The prepayment metering technology includes in-home displays that provide additional information to customers from the smart meter, or internet-based energy usage displays provided through a partner alliance with the smart metering vendor. The in-home display units are small devices that can be plugged into any electrical socket and provide information such as current and previous energy usage over some given time periods, remaining dollars available for energy use, average usage, and last purchase information. The units use various technologies to notify customers when their remaining credit is running low, normally based on dollars or days remaining at current usage. These technologies often display a different colour, or provide text messages, flashing signals or beeping sounds to alert the customer. Some can be set to different levels of escalation of notifications. Some utilities offer a small energy credit balance to provide a customer with continuous energy availability during after-hours, weekends, and holidays until the customer can revalue during regular business hours. Other utilities expect the customer to manage any temporary outage by paying online or through an all-hours facility.

With smart meters, the energy usage credit can be transmitted in real-time to the smart meter and a utility does not need special prepayment or additional meters to accomplish this. The in-home display units or web-based displays also work with the smart meter to provide real-time energy usage information. Any fixed administrative or service charges can be deducted from the full energy payment at an hourly or some other periodic interval. The smart meters can also be programmed to work with reconnect software, making service calls unnecessary.

The common components in a prepayment metering system are shown in the figure.

Utilities that already have prepayment programmes in place often have customers who fit one or more of these profiles:

  • Customers who frequently travel out of country and want the convenience of paying in advance
  • Customers who are quarterly or monthly payment challenged and prefer weekly, semi-monthly or other periodic purchases of energy
  • Customers who want to avoid putting down a large deposit to initiate service
  • Customers who have second homes that they frequently rent out for short periods of time or that they reside in only occasionally
  • Customers who want to easily reduce an accumulated energy usage debt, maybe without being charged interest
  • Customers who want to know what they are using for energy and want to better reduce their overall usage
  • Customers who want to easily pay for energy usage of children away at college.

Utilities often benefit from prepayment programmes by noticing a reduction in energy usage by the prepayment population, enabling them to reduce or defer the need to build additional power generation or pipeline capacity. Some of these customers are interested in decreasing their overall carbon footprint and use energy conservation as a way of doing so. These customers respond positively to the information available through the inhome display device. Other customers use less energy in order to defer payments or meet their own budget requirements. Other ways that utilities increase customer satisfaction is as a result of the discrete way disconnects can be handled, how reconnects can be easily done without having to send a service truck, and through additional payment options for customers. Utilities can also benefit by reductions in fewer long handle time calls about payment arrangements and bill collection efforts.

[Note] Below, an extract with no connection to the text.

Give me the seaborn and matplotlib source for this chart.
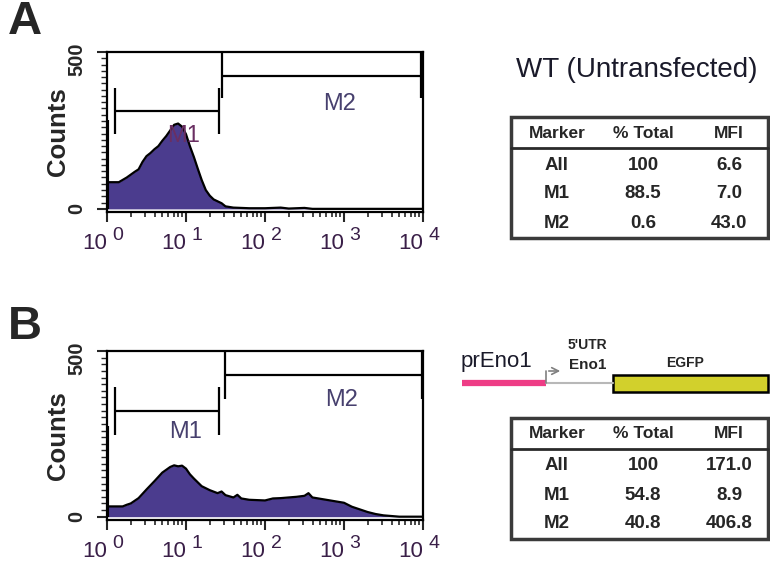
import numpy as np
import pandas as pd
import matplotlib.pyplot as plt
import seaborn as sns
from matplotlib.ticker import FixedLocator, LogLocator, MultipleLocator, NullFormatter
from matplotlib.patches import Rectangle
from matplotlib.transforms import blended_transform_factory

# ---- histogram A (WT): fluorescence channel vs counts
fl_a = [1.0, 1.41, 1.78, 2.24, 2.51, 2.82, 3.16, 3.55, 3.98, 4.47, 5.01, 5.62, 6.31,
        7.08, 7.94, 8.91, 10.0, 11.2, 12.6, 14.1, 15.8, 17.8, 20.0, 22.4, 28.2, 31.6,
        39.8, 63.1, 100, 158, 200, 316, 398, 1000, 10000]
cnt_a = [85, 85, 100, 118, 126, 150, 168, 178, 190, 200, 217, 232, 250,
         268, 272, 262, 238, 200, 165, 128, 92, 60, 42, 30, 18, 8,
         4, 2, 2, 4, 1, 3, 0, 0, 0]
spike_a = 282

# ---- histogram B (prEno1-EGFP)
fl_b = [1.0, 1.58, 1.78, 2.0, 2.51, 3.16, 3.98, 5.01, 6.31, 7.08, 7.94, 8.91, 10.0,
        11.2, 12.6, 15.8, 20.0, 25.1, 28.2, 31.6, 39.8, 44.7, 50.1, 63.1, 100, 126,
        158, 251, 316, 355, 398, 501, 631, 794, 1000, 1259, 1585, 1995, 2512, 3162,
        3981, 5012, 10000]
cnt_b = [31, 31, 36, 40, 56, 82, 107, 133, 150, 155, 152, 154, 145,
         128, 115, 92, 80, 71, 76, 65, 58, 66, 55, 51, 49, 55,
         56, 60, 63, 71, 58, 54, 50, 46, 42, 30, 22, 14, 8, 4,
         2, 0, 0]
spike_b = 275

# ---- marker gates (M1, M2): low edge, high edge, bar height, label position
gate_names = ["M1", "M2"]
gate_lo_a = [1.26, 28.8]
gate_hi_a = [26.3, 9330]
gate_y_a = [312, 425]
gate_lo_b = [1.26, 30.9]
gate_hi_b = [26.3, 9800]
gate_y_b = [318, 428]
lab_x_a = [9.3, 870]
lab_y_a = [233, 334]
lab_x_b = [10.0, 930]
lab_y_b = [255, 352]

decades = [1, 10, 100, 1000, 10000]
count_ticks = [0, 500]

# ---- statistics tables
tbl_cols = ["Marker", "% Total", "MFI"]
tbl_markers = ["All", "M1", "M2"]
pct_a = ["100", "88.5", "0.6"]
mfi_a = ["6.6", "7.0", "43.0"]
pct_b = ["100", "54.8", "40.8"]
mfi_b = ["171.0", "8.9", "406.8"]

sns.set_theme(style="white")
plt.rcParams['font.family'] = ['Liberation Sans', 'DejaVu Sans']

W, H = 770, 565
fig = plt.figure(figsize=(W / 100, H / 100), dpi=100)

FILL = '#4b3c8e'
TXT = '#3a1f48'
LAB = '#47406e'


def ax_rect(left, top, right, bottom):
    return [left / W, 1 - bottom / H, (right - left) / W, (bottom - top) / H]


def draw_hist(ax, fl, cnt, spike, lo, hi, gy, lx, ly, m1col):
    df = pd.DataFrame({'fl': fl, 'cnt': cnt})
    ax.fill_between(df['fl'], 0, df['cnt'], color=FILL, lw=0, zorder=2)
    sns.lineplot(data=df, x='fl', y='cnt', ax=ax, color='black', lw=1.6,
                 sort=False, estimator=None, zorder=3)
    ax.vlines(fl[0], 0, spike, color='black', lw=3, zorder=3)
    for i in range(2):
        ax.hlines(gy[i], lo[i], hi[i], color='black', lw=1.6, zorder=4)
        ax.vlines([lo[i], hi[i]], gy[i] - 72, gy[i] + 72, color='black', lw=1.6, zorder=4)
        ax.text(lx[i], ly[i], gate_names[i], ha='center', va='center', fontsize=17,
                color=m1col if i == 0 else LAB, zorder=5)
    ax.set_xscale('log')
    ax.set_xlim(1, 10000)
    ax.set_ylim(-10, 500)
    ax.xaxis.set_major_locator(FixedLocator(decades))
    ax.xaxis.set_major_formatter(NullFormatter())
    ax.xaxis.set_minor_locator(LogLocator(base=10, subs=np.arange(2, 10), numticks=20))
    ax.xaxis.set_minor_formatter(NullFormatter())
    # decade labels drawn as "10" plus a large raised exponent
    tr = blended_transform_factory(ax.transData, ax.transAxes)
    for k, d in enumerate(decades):
        ax.annotate('10', (d, 0), xycoords=tr, xytext=(-9, -23), textcoords='offset points',
                    ha='center', va='center', fontsize=16, color=TXT, annotation_clip=False)
        ax.annotate(str(k), (d, 0), xycoords=tr, xytext=(8, -17), textcoords='offset points',
                    ha='center', va='center', fontsize=14, color=TXT, annotation_clip=False)
    ax.yaxis.set_major_locator(FixedLocator(count_ticks))
    ax.yaxis.set_major_formatter(NullFormatter())
    ax.yaxis.set_minor_locator(MultipleLocator(20))
    # rotated bold count labels
    tr_y = blended_transform_factory(ax.transAxes, ax.transData)
    for v in count_ticks:
        dy = -5 if v == 500 else 0
        ax.annotate(str(v), (0, v), xycoords=tr_y, xytext=(-22, dy), textcoords='offset points',
                    ha='center', va='center', rotation=90, fontsize=14.5,
                    fontweight='bold', annotation_clip=False)
    ax.tick_params(axis='x', which='major', length=7, width=1.5, direction='out', bottom=True)
    ax.tick_params(axis='x', which='minor', length=3.5, width=1.2, direction='out', bottom=True)
    ax.tick_params(axis='y', which='major', length=7, width=1.5, direction='out', left=True)
    ax.tick_params(axis='y', which='minor', length=4, width=1.0, direction='out', left=True)
    for s in ax.spines.values():
        s.set_color('black')
        s.set_linewidth(1.6)
    ax.set_xlabel('')
    ax.set_ylabel('Counts', fontsize=18.5, fontweight='bold', labelpad=16)


ax_a = fig.add_axes(ax_rect(107, 52, 423, 212))
draw_hist(ax_a, fl_a, cnt_a, spike_a, gate_lo_a, gate_hi_a, gate_y_a, lab_x_a, lab_y_a, '#6a2f62')
ax_b = fig.add_axes(ax_rect(107, 351, 423, 520))
draw_hist(ax_b, fl_b, cnt_b, spike_b, gate_lo_b, gate_hi_b, gate_y_b, lab_x_b, lab_y_b, LAB)

# overlay in pixel coordinates for letters, tables and construct
ov = fig.add_axes([0, 0, 1, 1], zorder=-1)
ov.set_xlim(0, W)
ov.set_ylim(H, 0)
ov.axis('off')

ov.text(8, 22, 'A', fontsize=34, fontweight='bold', va='center', ha='left')
ov.text(8, 327, 'B', fontsize=34, fontweight='bold', va='center', ha='left')
ov.text(637, 70, 'WT (Untransfected)', fontsize=20, ha='center', va='center', color='#1a1a2a')


def draw_table(top, pct, mfi):
    ov.add_patch(Rectangle((511, top), 257, 121, fill=False, ec='#3a3a3a', lw=2.5))
    ov.plot([511, 768], [top + 31, top + 31], color='#2a2a2a', lw=2)
    col_x = [557, 643, 729]
    for x, c in zip(col_x, tbl_cols):
        ov.text(x, top + 16, c, ha='center', va='center', fontsize=12.5, fontweight='bold')
    for r in range(3):
        y = top + 48 + r * 29
        for x, v in zip(col_x, [tbl_markers[r], pct[r], mfi[r]]):
            ov.text(x, y, v, ha='center', va='center', fontsize=13.5, fontweight='bold')


draw_table(117, pct_a, mfi_a)
draw_table(418, pct_b, mfi_b)

# construct diagram prEno1 -> 5'UTR Eno1 -> EGFP
ov.plot([462, 546], [383, 383], color='#ee3d86', lw=4.5, solid_capstyle='butt')
ov.plot([546, 613], [383, 383], color='#b8b8b8', lw=1.5)
ov.plot([546, 546], [383, 371], color='#808080', lw=1.2)
ov.annotate('', xy=(563, 371), xytext=(546, 371),
            arrowprops=dict(arrowstyle='->', color='#808080', lw=1.2))
ov.add_patch(Rectangle((613, 375), 155, 17, fc='#d2d02c', ec='black', lw=1.8))
ov.text(461, 362, 'prEno1', fontsize=16, ha='left', va='center', color='#1a1a2a')
ov.text(587, 345, "5'UTR", fontsize=10, fontweight='bold', ha='center', va='center')
ov.text(588, 365, 'Eno1', fontsize=11, fontweight='bold', ha='center', va='center')
ov.text(685, 363, 'EGFP', fontsize=10, fontweight='bold', ha='center', va='center')

fig.savefig('out.png', dpi=100)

Energy Insights surveyed 392 members of the Energy Insights National Residential Online Panel in April 2008 and found that sixteen percent of customers indicated a high interest in participating in prepayment billing. When those not interested were asked open ended questions about the barriers to participate, two responses mentioned having to learn about the programme itself and worry about disconnection or disruption of electric service. The features deemed highly necessary by the largest proportion of respondents were no late fees, the in-home display information and the ability to revalue their prepayment account online. The preference for revaluing online might be higher with this sample of customers than for the general population because the survey used an online panel. Becoming more conscious of wasting energy, having the ability to better manage energy use and cost, and helping the environment as benefits of prepayment metering were cited as highly important by more than two-thirds of respondents. When asked to name the most important benefit, no single benefit stood out, but the two highest rated by customers were becoming more conscious of wasting energy, followed closely by the ability to better manage energy use and cost.

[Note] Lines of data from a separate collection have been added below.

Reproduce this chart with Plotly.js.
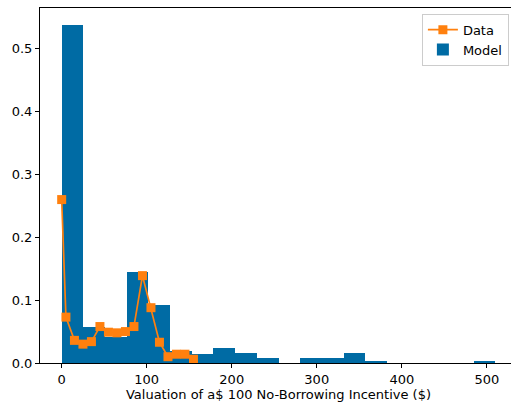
<!DOCTYPE html>
<html>
<head>
<meta charset="utf-8">
<script src="https://cdn.plot.ly/plotly-3.0.1.min.js"></script>
<style>
  html, body { margin: 0; padding: 0; overflow: hidden; background: #fff; }
  #chart { width: 520px; height: 404px; }
</style>
</head>
<body>
<div id="chart"></div>
<script>
// Histogram bins of the model: left edges (in $) and share of agents per bin
const binWidth = 25.5;
const modelBinLeft = [0, 25.5, 51, 76.5, 102, 127.5, 153, 178.5, 204, 229.5,
                      255, 280.5, 306, 331.5, 357, 382.5, 408, 433.5, 459, 484.5];
const modelShare = [0.537, 0.057, 0.041, 0.144, 0.0915, 0.019, 0.0138, 0.0246, 0.0167, 0.0072,
                    0.0, 0.0072, 0.0072, 0.0167, 0.0024, 0.0, 0.0, 0.0, 0.0, 0.0024];

// Observed survey answers: valuation ($) and share of respondents
const dataValuation = [0, 5, 15, 25, 35, 45, 55, 65, 75, 85, 95, 105, 115, 125, 135, 145, 155];
const dataShare = [0.26, 0.073, 0.036, 0.030, 0.034, 0.058, 0.049, 0.048, 0.050, 0.058,
                   0.139, 0.088, 0.033, 0.010, 0.014, 0.014, 0.006];

const xTicks = [0, 100, 200, 300, 400, 500];
const yTicks = [0.0, 0.1, 0.2, 0.3, 0.4, 0.5];

const blue = '#006BA4';
const orange = '#FF800E';

const traces = [
  {
    type: 'bar',
    name: 'Model',
    x: modelBinLeft,
    y: modelShare,
    width: modelBinLeft.map(() => binWidth),
    offset: 0,
    marker: { color: blue, line: { width: 0 } },
    legendrank: 2,
    hoverinfo: 'x+y'
  },
  {
    type: 'scatter',
    mode: 'lines+markers',
    name: 'Data',
    x: dataValuation,
    y: dataShare,
    line: { color: orange, width: 1.7 },
    marker: { color: orange, symbol: 'square', size: 9 },
    legendrank: 1
  }
];

const axisFont = { family: 'DejaVu Sans', size: 13, color: '#000' };

const layout = {
  width: 520,
  height: 404,
  margin: { l: 40, r: 3, t: 8, b: 41 },
  paper_bgcolor: '#fff',
  plot_bgcolor: '#fff',
  font: axisFont,
  bargap: 0,
  showlegend: true,
  legend: {
    x: 0.983, y: 0.984, xanchor: 'right', yanchor: 'top',
    bgcolor: 'rgba(255,255,255,0.8)',
    bordercolor: '#cccccc', borderwidth: 1,
    font: { family: 'DejaVu Sans', size: 13, color: '#000' },
    tracegroupgap: 0
  },
  xaxis: {
    range: [-25.5, 535.5],
    tickvals: xTicks,
    ticktext: xTicks.map(String),
    ticks: 'outside', ticklen: 4, tickwidth: 1, tickcolor: '#000',
    showline: true, linecolor: '#000', linewidth: 1, mirror: true,
    showgrid: false, zeroline: false,
    tickfont: axisFont,
    title: { text: 'Valuation of a$ 100 No-Borrowing Incentive ($)', font: axisFont, standoff: 3 }
  },
  yaxis: {
    range: [0, 0.5648],
    tickvals: yTicks,
    ticktext: yTicks.map(v => v.toFixed(1)),
    ticks: 'outside', ticklen: 4, tickwidth: 1, tickcolor: '#000',
    showline: true, linecolor: '#000', linewidth: 1, mirror: true,
    showgrid: false, zeroline: false,
    tickfont: axisFont
  }
};

Plotly.newPlot('chart', traces, layout, { displayModeBar: false, staticPlot: true });
</script>
</body>
</html>
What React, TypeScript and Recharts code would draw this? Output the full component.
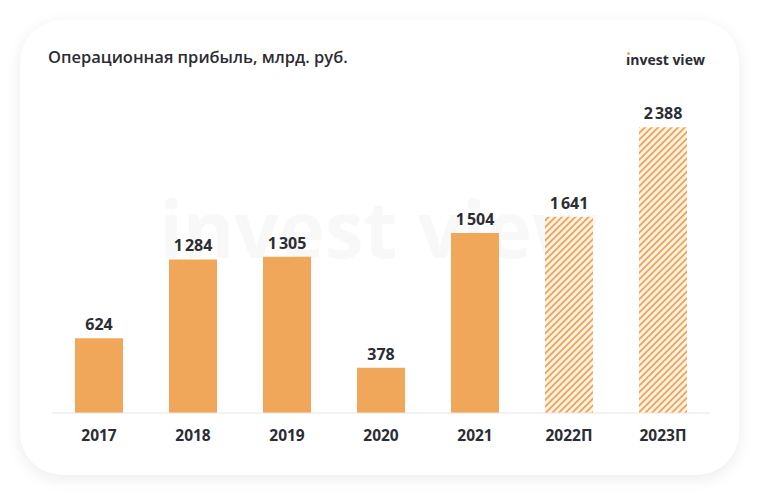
import React from "react";
import { BarChart, Bar, XAxis, YAxis, Cell, LabelList } from "recharts";

const years = ["2017", "2018", "2019", "2020", "2021", "2022П", "2023П"];
const profit = [624, 1284, 1305, 378, 1504, 1641, 2388];
const forecast = [false, false, false, false, false, true, true];

const ORANGE = "#F0A75A";
const TEXT = "#2b2d33";
const FONT = "'Open Sans', 'Noto Sans', sans-serif";

const data = years.map((year, i) => ({ year, value: profit[i], forecast: forecast[i] }));

const fmt = (v: number) => String(v).replace(/\B(?=(\d{3})+(?!\d))/g, "\u202f");

const Tick = (props: any) => {
  const { x, y, payload } = props;
  return (
    <text x={x} y={y + 20} textAnchor="middle" fill={TEXT} fontSize={15.5} fontWeight={700} fontFamily={FONT}>
      {payload.value}
    </text>
  );
};

export default function App() {
  return (
    <div style={{ position: "absolute", left: 0, top: 0, width: 758, height: 499, background: "#fff", overflow: "hidden" }}>
      <svg width={0} height={0} style={{ position: "absolute" }}>
        <defs>
          <pattern id="hatch" patternUnits="userSpaceOnUse" width={4.7} height={4.7} patternTransform="rotate(45)">
            <rect width={4.7} height={4.7} fill="#FFF3E4" />
            <line x1={0} y1={0} x2={0} y2={4.7} stroke="#EDA257" strokeWidth={3.6} />
          </pattern>
        </defs>
      </svg>
      <div
        style={{
          position: "absolute",
          left: 20,
          top: 20,
          width: 719,
          height: 455,
          borderRadius: 42,
          background: "#fff",
          boxShadow: "0 4px 16px rgba(0,0,0,0.08)",
        }}
      />
      <div
        style={{
          position: "absolute",
          left: 0,
          top: 175,
          width: 758,
          textAlign: "center",
          fontFamily: FONT,
          fontWeight: 700,
          fontSize: 78,
          color: "#f8f8f8",
        }}
      >
        invest view
      </div>
      <div style={{ position: "absolute", left: 48, top: 45, fontFamily: FONT, fontWeight: 600, fontSize: 16.5, color: TEXT }}>
        Операционная прибыль, млрд. руб.
      </div>
      <div style={{ position: "absolute", left: 626, top: 50, fontFamily: FONT, fontWeight: 700, fontSize: 14, color: TEXT }}>
        <span style={{ position: "relative" }}>
          ı
          <span style={{ position: "absolute", left: 1, top: 2, width: 3, height: 3, background: ORANGE, borderRadius: 2 }} />
        </span>
        nvest view
      </div>
      <div style={{ position: "absolute", left: 0, top: 0 }}>
        <BarChart width={758} height={499} data={data} margin={{ top: 78, right: 48, bottom: 56, left: 52 }}>
          <XAxis
            dataKey="year"
            height={30}
            axisLine={{ stroke: "#e6e6e6" }}
            tickLine={false}
            tick={<Tick />}
            interval={0}
          />
          <YAxis hide domain={[0, 2800]} />
          <Bar dataKey="value" barSize={48} isAnimationActive={false}>
            {data.map((d, i) => (
              <Cell key={i} fill={d.forecast ? "url(#hatch)" : ORANGE} />
            ))}
            <LabelList
              dataKey="value"
              position="top"
              offset={8}
              formatter={(v: any) => fmt(Number(v))}
              style={{ fill: TEXT, fontSize: 16, fontWeight: 700, fontFamily: FONT }}
            />
          </Bar>
        </BarChart>
      </div>
    </div>
  );
}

Prepayment metering is a billing option that is attractive to customers, particularly those who have trouble paying their monthly bills. But there is also a growing portion of the population that is interested in having a better understanding of and more control over their household’s energy use. The need to eliminate waste and use energy intelligently can drive programme interest beyond concerns about budgets and payment challenges. Prepayment metering can be an important component of a utility’s energy conservation goals in conjunction with energy efficiency programs and smart metering programmes.

With the uncertain economic times, prepayment metering programmes should continue to expand in popularity with both customers and utilities. Customers will be able to budget for and pay for energy usage at the schedule that makes the most sense for them. Utilities will benefit from this revenue assurance feature as well, and can even take advantage of the cash flow. Smart metering programmes make prepayment simpler for the utility to implement. This should improve customer satisfaction and most likely result in higher energy conservation, based on most utilities’ results with these programs.

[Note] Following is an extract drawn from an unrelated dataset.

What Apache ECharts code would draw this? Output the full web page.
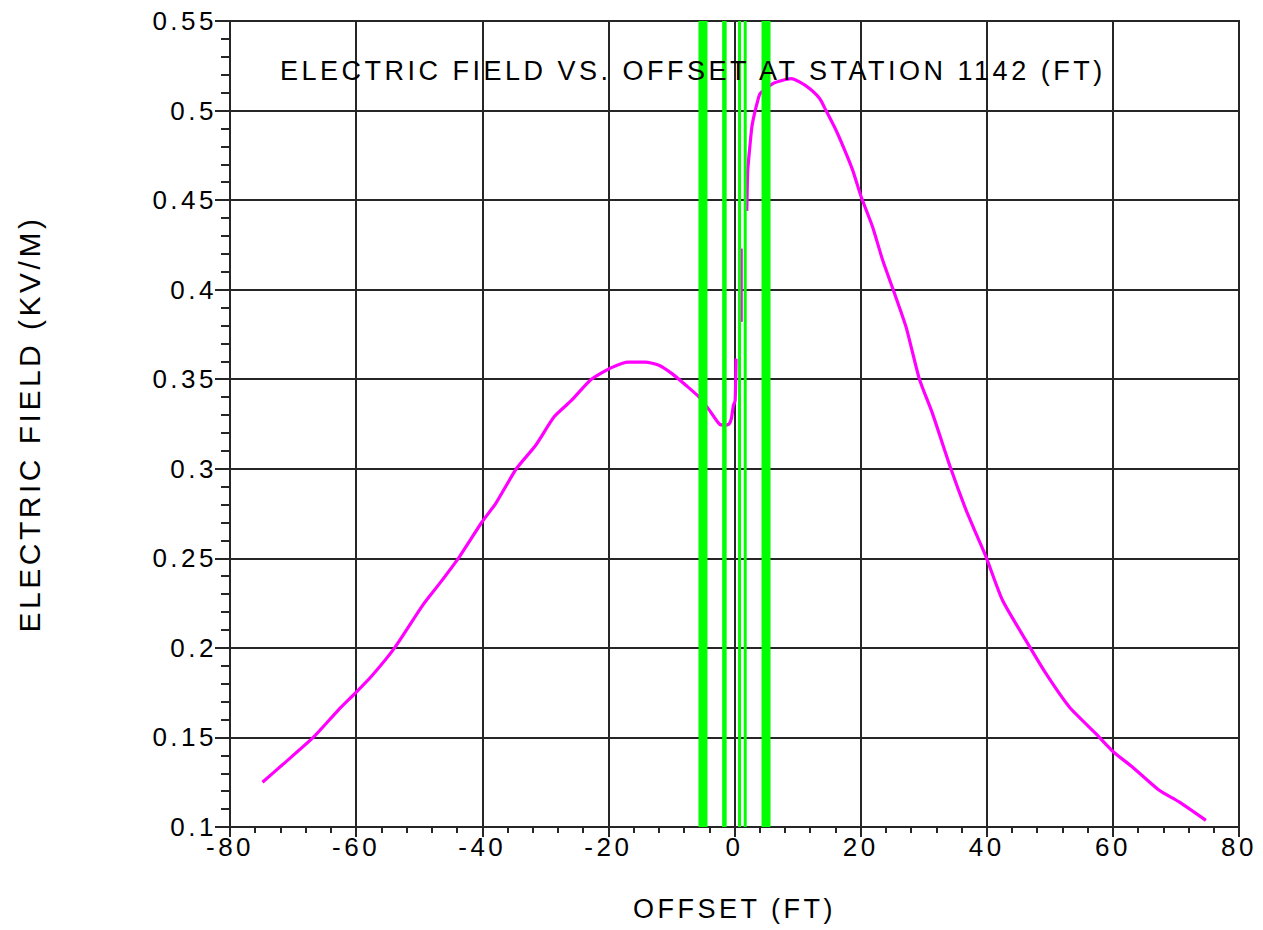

Utilities considering prepayment metering should include the following in their business case and plan:

  • Provide as many payment options as possible, preferably through online options as well as telephone, mail, or in person
  • Provide in-home display technology that gives customers information they value, particularly one that can even provide peer information on energy usage
  • Provide additional energy efficiency ideas and scorecards to help customers further reduce their energy usage and understand how to take advantage of any combination prepayment and time-of-use rates
  • Provide educational information about Energy Star appliances and thermostats and each appliance’s energy requirements, as well as the prepayment programme itself
  • Emphasise convenience features such as budgeting and paying at customer’s choice of intervals
  • Evaluate the revenue assurance features of the prepayment programme, such as reduced customer care costs or using them as offsets to increased energy efficiency programmes and customer care about energy conservation
  • Include prepayment in the smart metering disconnects and reconnects plan
  • Link energy usage through smart metering back into the customer information system for future use in evaluating new interval or real-time rates and to help build energy efficiency programmes
  • Work closely with media and community advocacy groups to make sure that they understand the programme and can evangelise its benefits, as appropriate.

Prepayment metering is another tool for utilities to consider in building revenue assurance and customer satisfaction. This can make it a winning proposition for the utility and the customer.